In many curriculum and assessment conversations, meaning is treated as a secondary concern. Content is selected, activities are planned, assessments are scheduled, and only then do educators ask whether learning feels meaningful. When meaning is positioned this way, it becomes motivational decoration rather than structural design.

This ordering matters. Without meaning, learning risks becoming performative. Students complete tasks, teachers deliver content, and systems generate evidence of activity, but understanding remains shallow. Over time, this disconnect erodes both engagement and professional confidence, as educators sense that something important is missing but struggle to name it.

Meaning, however, is not an abstract ideal. It is a design principle. When meaning is foregrounded, curriculum, assessment, and pedagogy align around understanding rather than coverage.

What do we mean by “meaning”?

Meaning in learning is not about enjoyment or relevance alone. It refers to the learner’s ability to connect ideas, recognise purpose, and construct understanding that extends beyond isolated tasks. Meaning emerges when learners can answer not only what they are doing, but why it matters and how ideas relate to one another.

This distinction is important. Learning can be active without being meaningful. It can be engaging without being coherent. Meaning requires conceptual clarity, intentional sequencing, and language that supports thinking rather than task completion.

Research perspectives on meaning

Educational research has long emphasised the centrality of meaning in learning. Jerome Bruner argued that education should focus on the “structure of knowledge,” enabling learners to grasp underlying ideas rather than accumulate information. Similarly, concept-based curriculum theorists such as Lynn Erickson highlight that understanding develops when learners work with transferable concepts, not fragmented content.

From a sociocultural perspective, meaning is also mediated through language. Vygotskian traditions remind us that thinking develops through dialogue, interpretation, and shared meaning-making. When classrooms privilege correct answers over explanation, or coverage over interpretation, opportunities for meaning construction diminish.

Across these traditions, a common thread emerges: learning becomes durable when it is organised around meaning, not tasks.

Meaning in practice

In practice, designing for meaning changes familiar routines. Curriculum planning begins with key ideas and conceptual questions, not textbook units. Assessment focuses on explanation, interpretation, and transfer rather than recall alone. Classroom dialogue prioritises reasoning, language use, and connections between ideas.

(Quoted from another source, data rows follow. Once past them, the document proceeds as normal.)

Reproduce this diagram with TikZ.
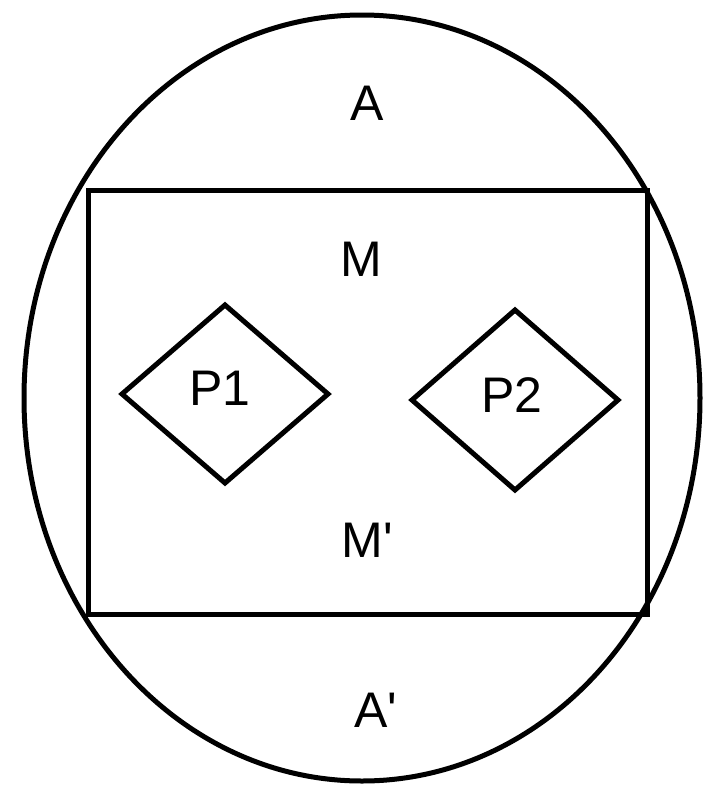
\documentclass[tikz,border=0pt]{standalone}
\usepackage{fontspec}
\newfontfamily\labelfont{Liberation Sans}
\begin{document}
\begin{tikzpicture}[x=1pt,y=-1pt,
  shape line/.style={draw=black,line width=5pt,line join=miter},
  label text/.style={inner sep=0pt,font=\labelfont\fontsize{50}{60}\selectfont}]
\useasboundingbox (0,0) rectangle (704,790);
\draw[shape line] (362,398) ellipse [x radius=338, y radius=383];
\draw[shape line] (88,190) rectangle (647,614);
\draw[shape line] (122,394) -- (225,305) -- (328,394) -- (225,483) -- cycle;
\draw[shape line] (412,400) -- (515,310) -- (618,400) -- (515,490) -- cycle;
\node[label text] (a) at (367,103) {A};
\node[label text] (m) at (361,259) {M};
\node[label text] (p1) at (220,388) {P1};
\node[label text] (p2) at (512,395) {P2};
\node[label text] (mp) at (367,540) {M'};
\node[label text] (ap) at (376,710) {A'};
\end{tikzpicture}
\end{document}
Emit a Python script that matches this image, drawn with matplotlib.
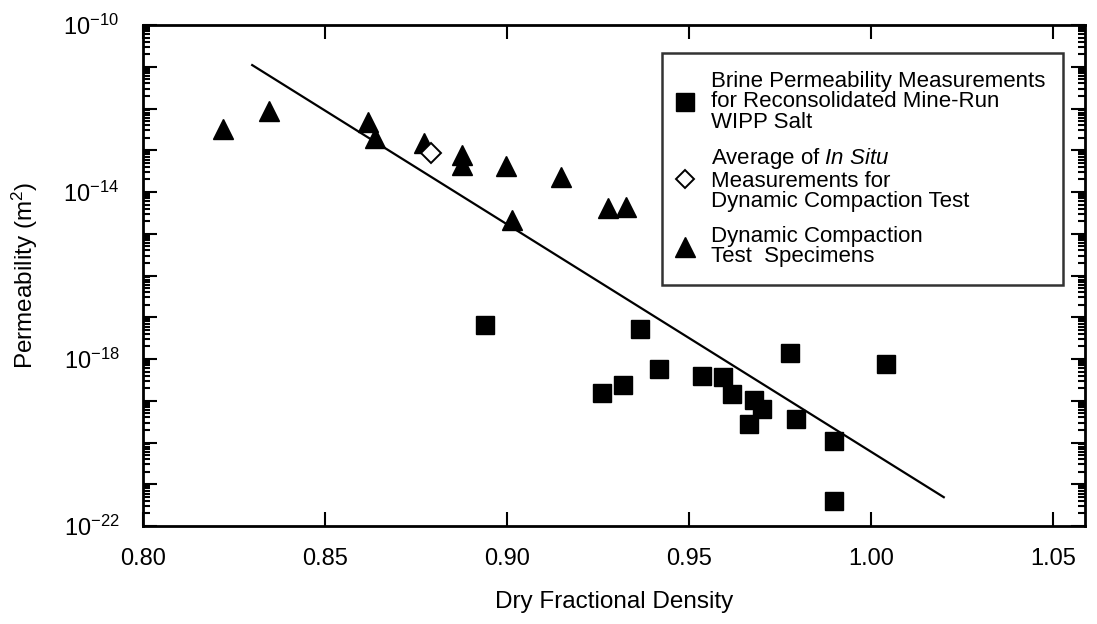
import matplotlib
matplotlib.use("Agg")
import matplotlib.pyplot as plt
from matplotlib.lines import Line2D
from matplotlib.ticker import LogLocator, FixedLocator, NullFormatter
import numpy as np

plt.rcParams['font.family'] = ['Liberation Sans', 'DejaVu Sans']
plt.rcParams['mathtext.fontset'] = 'custom'
plt.rcParams['mathtext.rm'] = 'Liberation Sans'
plt.rcParams['mathtext.it'] = 'Liberation Sans:italic'

# Reconsolidated mine-run WIPP salt (squares)
sq_x = [0.894, 0.9365, 0.926, 0.932, 0.9417, 0.9535, 0.9594, 0.9617,
        0.968, 0.970, 0.9666, 0.9777, 0.9794, 0.9898, 0.9898, 1.0041]
sq_logk = [-17.19, -17.27, -18.82, -18.62, -18.25, -18.40, -18.44, -18.85,
           -18.98, -19.20, -19.56, -17.86, -19.44, -19.96, -21.40, -18.13]

# Average of in situ measurements (diamond)
dia_x = [0.879]
dia_logk = [-13.06]

# Dynamic compaction test specimens (triangles)
tri_x = [0.8219, 0.8345, 0.8617, 0.8638, 0.8771, 0.8876, 0.8876,
         0.8997, 0.9149, 0.9014, 0.9277, 0.9327]
tri_logk = [-12.49, -12.05, -12.32, -12.70, -12.83, -13.11, -13.35,
            -13.37, -13.65, -14.67, -14.39, -14.37]

# Fitted line endpoints
fit_x = [0.83, 1.02]
fit_logk = [-10.96, -21.31]

x_ticks = [0.80, 0.85, 0.90, 0.95, 1.00, 1.05]
x_ticklabels = ['0.80', '0.85', '0.90', '0.95', '1.00', '1.05']
y_exponents = list(range(-22, -9))
y_labelled = [-10, -14, -18, -22]

W, H = 1097, 624
fig = plt.figure(figsize=(W / 100, H / 100), dpi=100)
ax = fig.add_axes([143 / W, 1 - 526 / H, (1085 - 143) / W, (526 - 25) / H])

ax.set_yscale('log')
ax.plot(fit_x, 10.0 ** np.array(fit_logk), color='black', lw=1.6, zorder=2)
ax.plot(sq_x, 10.0 ** np.array(sq_logk), 's', color='black', ms=13.5,
        mec='black', ls='none', zorder=3)
ax.plot(dia_x, 10.0 ** np.array(dia_logk), 'D', mfc='white', mec='black',
        ms=10, mew=1.4, ls='none', zorder=4)
ax.plot(tri_x, 10.0 ** np.array(tri_logk), '^', color='black', ms=14,
        ls='none', zorder=3)

ax.set_xlim(0.80, 1.0588)
ax.set_ylim(1e-22, 1e-10)

ax.set_xticks(x_ticks)
ax.set_xticklabels(x_ticklabels)

ax.yaxis.set_major_locator(FixedLocator([10.0 ** e for e in y_exponents]))
ax.set_yticklabels([r'$10^{%d}$' % e if e in y_labelled else '' for e in y_exponents])
ax.yaxis.set_minor_locator(LogLocator(base=10, subs=np.arange(2, 10), numticks=100))
ax.yaxis.set_minor_formatter(NullFormatter())

ax.tick_params(which='both', direction='in', top=True, right=True, width=1.5)
ax.tick_params(which='major', length=10, labelsize=17)
ax.tick_params(axis='x', which='major', pad=16)
ax.tick_params(axis='y', which='major', pad=17)
ax.tick_params(which='minor', length=5)
for s in ax.spines.values():
    s.set_linewidth(2)

ax.set_xlabel('Dry Fractional Density', fontsize=17.5, labelpad=15)
ax.set_ylabel(r'Permeability (m$^2$)', fontsize=17.5, labelpad=17)

handles = [
    Line2D([], [], marker='s', color='black', ms=13, ls='none'),
    Line2D([], [], marker='D', mfc='white', mec='black', ms=9, mew=1.4, ls='none'),
    Line2D([], [], marker='^', color='black', ms=14, ls='none'),
]
labels = [
    'Brine Permeability Measurements\nfor Reconsolidated Mine-Run\nWIPP Salt',
    'Average of $\\it{In\\ Situ}$\nMeasurements for\nDynamic Compaction Test',
    'Dynamic Compaction\nTest  Specimens',
]
leg = ax.legend(handles, labels, loc='upper right', bbox_to_anchor=(0.9766, 0.944),
                fontsize=16, frameon=True, fancybox=False, edgecolor='black',
                handletextpad=0.95, handlelength=0.45, borderpad=0.8,
                labelspacing=0.6, borderaxespad=0)
leg.get_frame().set_linewidth(1.8)
for t in leg.get_texts():
    t.set_linespacing(0.97)

fig.savefig('out.png', dpi=100)
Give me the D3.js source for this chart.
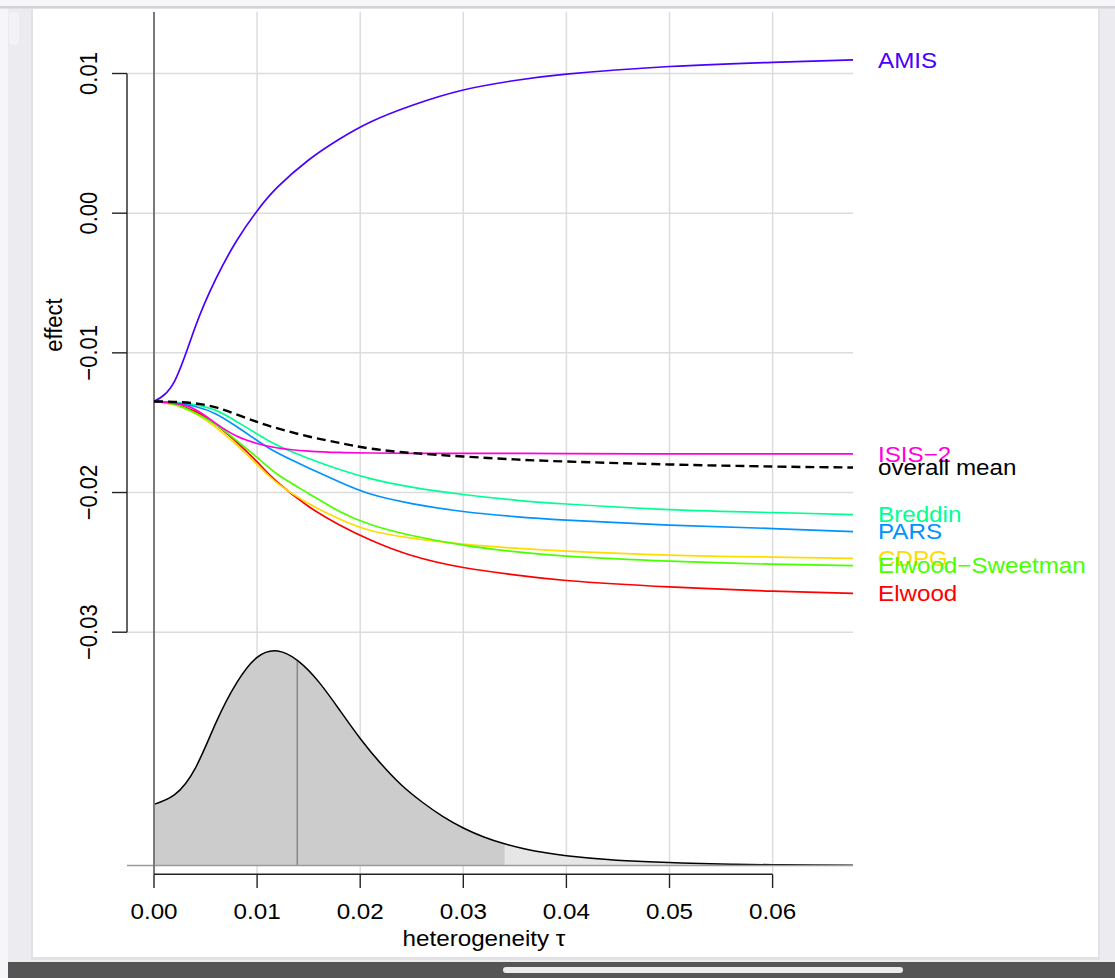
<!DOCTYPE html>
<html>
<head>
<meta charset="utf-8">
<script src="https://cdn.jsdelivr.net/npm/d3@7"></script>
<style>
  html, body { margin: 0; padding: 0; overflow: hidden; background: #fff; }
  svg text { font-family: "Liberation Sans", Arial, Helvetica, sans-serif; }
</style>
<title>effect vs heterogeneity</title>
</head>
<body>
<svg id="chart" width="1115" height="978"></svg>
<script>
// ---- data ----
var tauGrid = [0, 0.002, 0.004, 0.006, 0.008, 0.010, 0.012, 0.015, 0.018, 0.021,
               0.025, 0.030, 0.035, 0.040, 0.050, 0.060, 0.0678];

var seriesNames = ["Elwood", "CDPG", "Elwood\u2212Sweetman", "Breddin", "PARS", "AMIS", "ISIS\u22122"];
var seriesColors = ["#FF0000", "#FFDB00", "#49FF00", "#00FF92", "#0092FF", "#4900FF", "#FF00DB"];

var elwood   = [-0.01348, -0.01369, -0.01419, -0.01513, -0.01638, -0.01781, -0.01928, -0.02100, -0.02232,
                -0.02340, -0.02451, -0.02537, -0.02590, -0.02630, -0.02676, -0.02706, -0.02722];
var cdpg     = [-0.01348, -0.01373, -0.01434, -0.01534, -0.01659, -0.01799, -0.01935, -0.02079, -0.02190,
                -0.02272, -0.02326, -0.02369, -0.02398, -0.02419, -0.02448, -0.02462, -0.02471];
var sweetman = [-0.01348, -0.01369, -0.01430, -0.01513, -0.01627, -0.01749, -0.01871, -0.02007, -0.02136,
                -0.02229, -0.02308, -0.02376, -0.02423, -0.02455, -0.02491, -0.02513, -0.02523];
var breddin  = [-0.01348, -0.01355, -0.01373, -0.01412, -0.01491, -0.01581, -0.01663, -0.01756, -0.01835,
                -0.01900, -0.01961, -0.02014, -0.02054, -0.02082, -0.02122, -0.02143, -0.02158];
var pars     = [-0.01348, -0.01358, -0.01384, -0.01437, -0.01527, -0.01627, -0.01717, -0.01824, -0.01925,
                -0.02011, -0.02079, -0.02136, -0.02172, -0.02197, -0.02233, -0.02258, -0.02280];
var amis     = [-0.01348, -0.01202, -0.00815, -0.00471, -0.00199, 0.00016, 0.00188, 0.00381, 0.00531,
                0.00653, 0.00771, 0.00882, 0.00950, 0.00996, 0.01050, 0.01080, 0.01097];
var isis2    = [-0.01348, -0.01362, -0.01405, -0.01505, -0.01595, -0.01649, -0.01681, -0.01703, -0.01713,
                -0.01717, -0.01720, -0.01720, -0.01720, -0.01722, -0.01723, -0.01723, -0.01723];
var overallMean = [-0.01348, -0.01351, -0.01362, -0.01390, -0.01441, -0.01495, -0.01541, -0.01599, -0.01645,
                   -0.01685, -0.01717, -0.01742, -0.01763, -0.01778, -0.01799, -0.01814, -0.01821];
var seriesValues = [elwood, cdpg, sweetman, breddin, pars, amis, isis2];

// posterior density of tau (relative height)
var densTau = [0, 0.002, 0.004, 0.006, 0.008, 0.010, 0.012, 0.014, 0.016, 0.018, 0.020, 0.022, 0.024,
               0.026, 0.028, 0.030, 0.032, 0.034, 0.036, 0.038, 0.040, 0.044, 0.048, 0.052, 0.056,
               0.060, 0.064, 0.0678];
var densVal = [0.285, 0.330, 0.453, 0.665, 0.850, 0.970, 1.0, 0.953, 0.855, 0.725, 0.592, 0.475, 0.375,
               0.296, 0.229, 0.175, 0.133, 0.101, 0.077, 0.059, 0.046, 0.028, 0.017, 0.010, 0.006,
               0.0035, 0.002, 0.0012];
var tauMedian = 0.0139, densAtMedian = 0.952;
var tauUpper = 0.034;

var xTicks = [0, 0.01, 0.02, 0.03, 0.04, 0.05, 0.06];
var yTicks = [-0.03, -0.02, -0.01, 0.00, 0.01];

// ---- setup ----
var svg = d3.select("#chart");
var FS = 22, SX = 1.1;   // font size, horizontal stretch of the screenshot
var smooth = d3.curveNatural;

// screenshot frame
svg.append("rect").attr("x", 0).attr("y", 0).attr("width", 1115).attr("height", 978).attr("fill", "#f6f6f8");
svg.append("rect").attr("x", 8).attr("y", 8).attr("width", 1107).attr("height", 970).attr("fill", "#ebebf0");
svg.append("rect").attr("x", 0).attr("y", 6).attr("width", 1115).attr("height", 2.5).attr("fill", "#d2d2d6");
svg.append("rect").attr("x", 9).attr("y", 12).attr("width", 10).attr("height", 33).attr("rx", 4).attr("fill", "#f3f3f7");
svg.append("rect").attr("x", 31).attr("y", 8).attr("width", 1069).attr("height", 952).attr("fill", "#e2e2e6");
svg.append("rect").attr("x", 33).attr("y", 9).attr("width", 1065).attr("height", 948).attr("fill", "#ffffff");
svg.append("rect").attr("x", 8).attr("y", 962).attr("width", 1107).attr("height", 16).attr("fill", "#555555");
svg.append("rect").attr("x", 503).attr("y", 967).attr("width", 400).attr("height", 6).attr("rx", 3).attr("fill", "#ececec");

var x = d3.scaleLinear().domain([0, 0.06]).range([154, 772.6]);
var y = d3.scaleLinear().domain([-0.03, 0.01]).range([632.2, 73.5]);
var yd = d3.scaleLinear().domain([0, 1]).range([865.5, 651]);
var xMax = tauGrid[tauGrid.length - 1];

// grid
var grid = svg.append("g").attr("stroke", "#dcdcdc").attr("stroke-width", 1.5);
grid.selectAll(".gy").data(yTicks).enter().append("line")
  .attr("x1", 127).attr("x2", x(xMax))
  .attr("y1", function (d) { return y(d); }).attr("y2", function (d) { return y(d); });
grid.selectAll(".gx").data(xTicks.slice(1)).enter().append("line")
  .attr("x1", function (d) { return x(d); }).attr("x2", function (d) { return x(d); })
  .attr("y1", 12).attr("y2", 874);

// density
var dens = densTau.map(function (t, i) { return { t: t, v: densVal[i] }; });
var area = d3.area().x(function (d) { return x(d.t); }).y0(yd(0)).y1(function (d) { return yd(d.v); })
  .curve(smooth);
var line = d3.line().x(function (d) { return x(d.t); }).y(function (d) { return yd(d.v); })
  .curve(smooth);

svg.append("clipPath").attr("id", "cl-in").append("rect")
  .attr("x", x(0)).attr("y", 0).attr("width", x(tauUpper) - x(0)).attr("height", 978);

svg.append("path").datum(dens).attr("d", area).attr("fill", "#e6e6e6");
svg.append("path").datum(dens).attr("d", area).attr("fill", "#cccccc").attr("clip-path", "url(#cl-in)");
svg.append("line").attr("x1", x(tauMedian)).attr("x2", x(tauMedian))
  .attr("y1", yd(0)).attr("y2", yd(densAtMedian)).attr("stroke", "#8a8a8a").attr("stroke-width", 1.6);
svg.append("path").datum(dens).attr("d", line).attr("fill", "none").attr("stroke", "#000").attr("stroke-width", 1.5);

// baseline and tau = 0 line
svg.append("line").attr("x1", 127).attr("x2", x(xMax)).attr("y1", 865.5).attr("y2", 865.5)
  .attr("stroke", "#9a9a9a").attr("stroke-width", 1.5);
svg.append("line").attr("x1", x(0)).attr("x2", x(0)).attr("y1", 12).attr("y2", 874)
  .attr("stroke", "#7a7a7a").attr("stroke-width", 2);

// effect curves
var effLine = d3.line().x(function (d, i) { return x(tauGrid[i]); }).y(function (d) { return y(d); })
  .curve(smooth);

svg.selectAll(".series").data(seriesValues).enter().append("path")
  .attr("d", effLine).attr("fill", "none")
  .attr("stroke", function (d, i) { return seriesColors[i]; })
  .attr("stroke-width", 1.7);

svg.append("path").datum(overallMean).attr("d", effLine).attr("fill", "none")
  .attr("stroke", "#000").attr("stroke-width", 2.4).attr("stroke-dasharray", "9,5");

// labels at right end (they overlap in the original too)
var labels = seriesNames.map(function (n, i) {
  return { name: n, color: seriesColors[i], v: seriesValues[i][seriesValues[i].length - 1] };
});
labels.push({ name: "overall mean", color: "#000", v: overallMean[overallMean.length - 1] });

svg.selectAll(".lab").data(labels).enter().append("text")
  .attr("transform", function (d) {
    return "translate(878," + (y(d.v) + FS * 0.35) + ") scale(" + SX + ",1)";
  })
  .attr("font-size", FS).attr("fill", function (d) { return d.color; })
  .text(function (d) { return d.name; });

// y axis
var yAx = svg.append("g").attr("stroke", "#222").attr("stroke-width", 1.4).attr("fill", "none");
yAx.append("line").attr("x1", 127).attr("x2", 127).attr("y1", y(0.01)).attr("y2", y(-0.03));
yAx.selectAll(".t").data(yTicks).enter().append("line")
  .attr("x1", 112).attr("x2", 127)
  .attr("y1", function (d) { return y(d); }).attr("y2", function (d) { return y(d); });
svg.selectAll(".yl").data(yTicks).enter().append("text")
  .attr("transform", function (d) { return "translate(96.7," + y(d) + ") scale(" + SX + ",1) rotate(-90)"; })
  .attr("text-anchor", "middle").attr("font-size", FS).attr("fill", "#000")
  .text(function (d) { return d3.format(".2f")(d).replace("-", "\u2212"); });
svg.append("text")
  .attr("transform", "translate(61.5,325) scale(" + SX + ",1) rotate(-90)")
  .attr("text-anchor", "middle").attr("font-size", FS).attr("fill", "#000").text("effect");

// x axis
var xAx = svg.append("g").attr("stroke", "#222").attr("stroke-width", 1.4).attr("fill", "none");
xAx.append("line").attr("x1", x(0)).attr("x2", x(0.06)).attr("y1", 874.3).attr("y2", 874.3);
xAx.selectAll(".t").data(xTicks).enter().append("line")
  .attr("x1", function (d) { return x(d); }).attr("x2", function (d) { return x(d); })
  .attr("y1", 874.3).attr("y2", 888);
svg.selectAll(".xl").data(xTicks).enter().append("text")
  .attr("transform", function (d) { return "translate(" + x(d) + ",919) scale(" + SX + ",1)"; })
  .attr("text-anchor", "middle").attr("font-size", FS).attr("fill", "#000")
  .text(function (d) { return d3.format(".2f")(d); });
svg.append("text")
  .attr("transform", "translate(484,946) scale(" + SX + ",1)")
  .attr("text-anchor", "middle").attr("font-size", FS).attr("fill", "#000")
  .text("heterogeneity \u03c4");
</script>
</body>
</html>
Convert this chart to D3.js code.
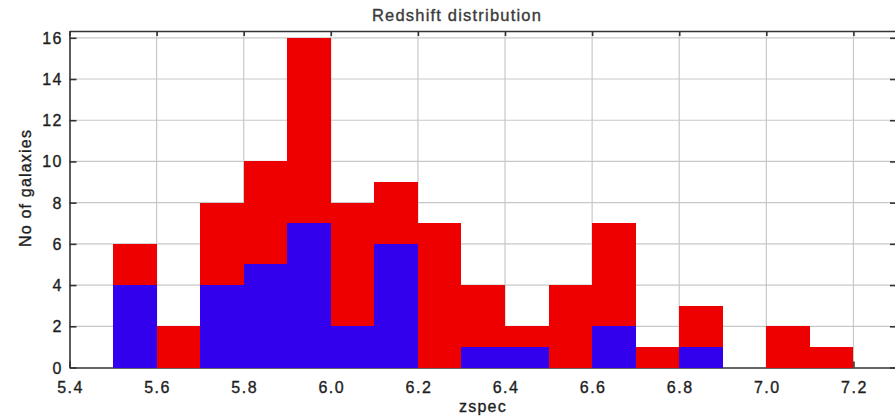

In language education, this is particularly visible. When language is treated as a system for thinking rather than a set of rules, learners engage more deeply with texts, ideas, and expression. The same principle applies across disciplines: meaning shapes how learners approach knowledge, not just how they demonstrate it.

For leaders, this shift also reframes professional conversations. Lesson observations, planning meetings, and assessment reviews become opportunities to discuss understanding, not just compliance.

Implications for educators and leaders

Placing meaning at the centre invites educators to reconsider familiar questions. Instead of asking whether content has been covered, the question becomes whether understanding has been constructed. Instead of asking whether assessments are completed, the focus shifts to what those assessments reveal about thinking.

For leaders, this requires creating conditions where professional judgment is valued. Designing for meaning cannot be reduced to scripts or checklists. It depends on educators having space to interpret evidence, reflect on learning, and adjust practice thoughtfully.

Meaning is not an optional enhancement to learning design. It is the foundation upon which depth, growth, agency, and evidence depend. When meaning is treated as central, learning becomes coherent, purposeful, and intellectually honest. Without it, even the most carefully planned systems risk producing activity without understanding.